Were there holy mockers in the church in between Paul and Luther? Plenty! A collection of polemic in the Latin Church Fathers from Tertullian to Augustine (Die Polemik in der christlichen lateinischen Literatur von Tertullian bis Augustin) contains a twenty-page index of Latin terms of abuse listing 1,400 offensive words.

In an age of ambiguity about hate speech, how do we define insult? Thomas Conley in his scholarly book Towards a Rhetoric of Insult defines it 'as an expression of a severely negative opinion of a person or group in order to subvert their positive self-regard and esteem'. The power of insults was clearly demonstrated in the publication of the Danish cartoons depicting Mohammad, he notes.

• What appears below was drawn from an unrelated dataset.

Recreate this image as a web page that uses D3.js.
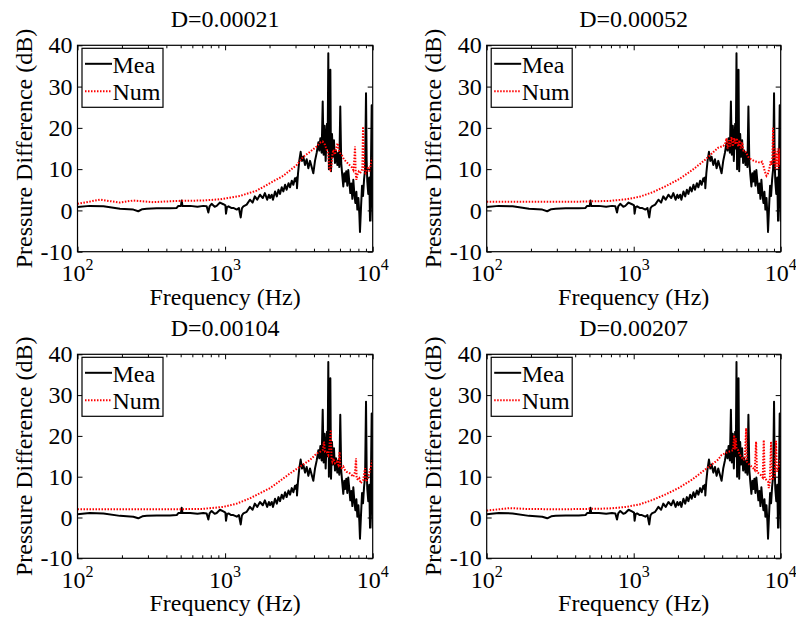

Insults have rhetorical power. No wonder that the world's most diverse rhetorical textbook -- the Bible -- abounds in abuse. A well-crafted insult can subvert the powerful, pompous, and pretentious in a manner where exclusively intellectual argument will not succeed. 'Do not answer a fool according to his folly,' advises a biblical proverb. It also inverts the advice: 'Answer a fool according to his folly.'

Those in the corridors of power -- politicians, popes and prelates -- are fair game. So is the cesspool of Hollywood and the 'fake news' media from the Babylonian Brainwashing Corporation to the New York Slimes or the Washington Compost. Left-wing academics and archbishops with their Ponzi-schemed pontificating and their sanctimonious blather of equal distribution of wealth and Marxian visions of utopia are terrific targets for columnists and cartoonists.

The virtue here is for the one speaking truth to power always to punch up and never punch down. Don't insult or abuse or mock ordinary people who are going about their everyday lives. 'A gentleman never insults anyone unintentionally,' quipped Oscar Wilde.

Undoubtedly, insults traded among equals are the staple of humour. 'I am enclosing two tickets to the first night of my new play, bring a friend . . . if you have one,' wrote George Bernard Shaw to Winston Churchill. 'Cannot possibly attend first night, will attend second . . . if there is one,' the sharp-tongued Churchill replied.

But free speech is threatened and the art of the insult is dying. Conley finds that the vocabulary of insult in our culture is quickly drying up. In an informal survey, he asks 28 students in his class to list ten insulting terms. Conley assumes the students will have a fertile vocabulary of at least 280 terms of insult. Lamentably, they come up with more or less the same dozen abusive words. Some of them cannot even come up with ten!

Compare that with the gushing abuse flowing from our greatest playwright. 'A knave, a rascal, an eater of broken meats; a base, proud, shallow, beggarly three-suited, hundred-pound, filthy, worsted-stocking knave; a lily-livered, action-taking knave; a whoreson, glass-gazing, superserviceable, finical rogue . . . nothing but the composition of a knave, beggar, coward, pandar, and the son and heir of a mongrel bitch.' This is how Kent sums up another character in the second act of Shakespeare's King Lear.

Martin Luther would have gleefully plagiarised the whole compendium of Shakespearean insults and heaped them on the pope. I wonder what he would say in response to the torrent of verbal and theological cock-ups from Pope Francis and Archbishop Justin Welby. My guess is that Luther would mine the Holy Scriptures for a ripe and fruity holy insult. 'If God spoke through Balaam's ass in the Old Testament, surely he can speak through Pope Francis or Archbishop Justin today!' Herr Doktor Luther would say.